Likewise, the Children’s Action Alliance reports on data from the Annie E. Casey Foundation: “Since 2019, more Arizona children are living in high poverty areas, and more children in the state are without health insurance. . . . In Arizona, 15% of children live in high poverty areas compared with the national average of 9%, and in 2019, 9% of Arizona children are without health insurance compared with the national average of 6%.” Sinema should be all in favor of programs that cut child poverty, make child care affordable and make education available earlier. Why wouldn’t she be cheering this bill?

Then there is the Medicare drug proposal that would allow the federal government to negotiate drug prices with manufacturers. This would save money — lots of it. The Kaiser Family Foundation estimated, “CBO estimated over $450 billion in 10-year (2020-2029) savings from the Medicare drug price negotiation provision in the version of H.R. 3 in the 116th Congress, including $448 billion in savings to Medicare and $12 billion in savings for subsidized plans in the ACA marketplace and the Federal Employees Health Benefits Program.” If Manchin worries about federal deficits and spending, shouldn’t he be out front pushing for this item?

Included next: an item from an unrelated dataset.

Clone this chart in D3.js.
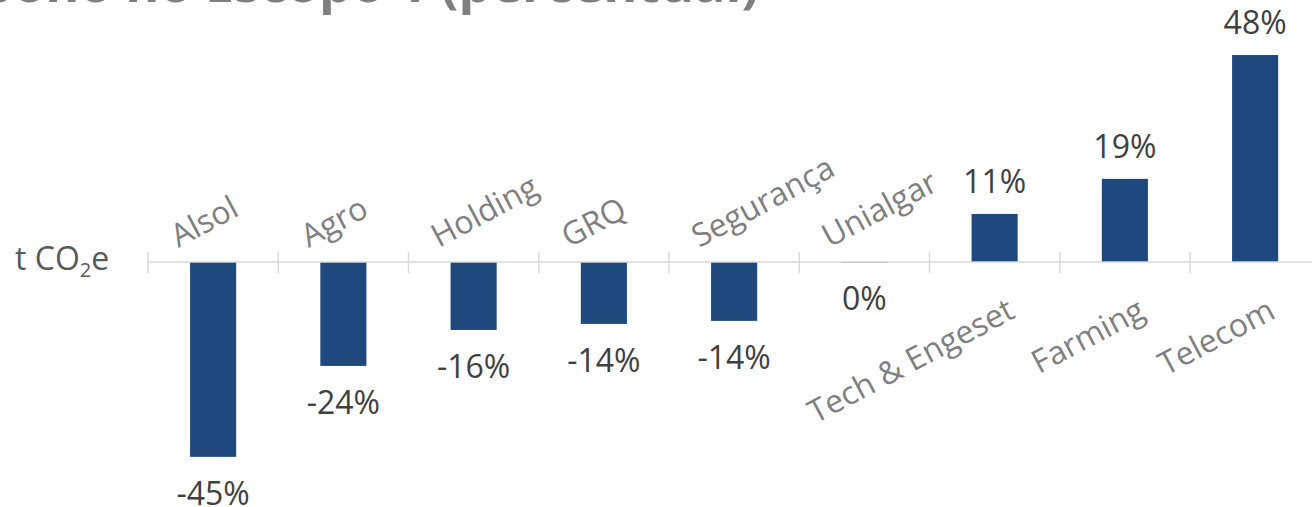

Likewise, the Guardian recounted: “A one-time progressive activist, Sinema campaigned on lowering drug prices in her 2018 Senate race, and she was still calling on Congress to address rising drug costs as recently as last year, boasting on her Senate website that she was fighting to ‘ensure life-saving drugs’ would be more affordable.” So she should be on board as well? Well, Sinema, the recipient of hundreds of thousands of dollars from Big Pharma, reportedly does not like this part of the bill. Arizona voters might consider such a reversal to be bait-and-switch.

As for the bill’s tax hikes, the West Virginia Center on Budget and Policy found that the plans to hike individual taxes on the superwealthy would have virtually no effect in this poor state. “In West Virginia, these tax increases would affect only 0.5 percent of all taxpayers, with 100 percent of the tax increases paid by the wealthiest 1 percent of taxpayers in the state,” the center found. Meanwhile, far more West Virginians would get tax relief from the plan: “The boost to the Child Tax Credit will benefit an estimated 346,000 children in West Virginia, dramatically reducing child poverty, while the expansion of the Earned Income Tax Credit for childless workers will benefit an estimated 110,000 West Virginia workers.” Shouldn’t Manchin favor these tax revisions?

Similarly, if Sinema were listening to voters back home, she would be happy to sign onto the tax proposals. The Children’s Action Alliance reports on a poll from Hart and ALG Research: “Biden’s proposals to raise taxes on those making over $400,000 meet with wide approval (71% support) in Arizona, including his proposal to tax capital gains at the same rate as income from wages (61% support). Arizona voters believe that raising taxes on those earning $400,000 or more will help the economy by a 35-point margin.” In addition, “Increasing the corporate tax rate to 28% is embraced by 62% of Arizona voters, who also favor taxing foreign profits at 28% (66% support) and setting a minimum corporate tax rate of 15% (69% support).”

Finally, while it might make sense for a West Virginia senator to oppose green energy measures (although coal is a declining segment of the state’s economy), there is no excuse for Sinema to object to this aspect of the package. She has previously supported investment in solar energy — understandable for someone coming from a state that, as the Arizona Capitol Times reports, has experienced “significant growth in advanced energy jobs, with a recent industry report showing 69,000 jobs in the sector and a growth rate of 3.5%.”

Virtually everything in the Build Back Better plan would aid one or both of the states Manchin and Sinema represent. The package is popular overall, especially with Democrats. If cost of the package is the problem, then at least both holdouts should embrace the savings afforded by the Medicare drug provision. Unless they are simply out for attention or attempting to woo a sliver of right-wing voters and lobbyists back home (at the risk of alienating progressives), their opposition is inexplicable. No wonder progressive negotiators in the Senate and House haven’t heard much from them.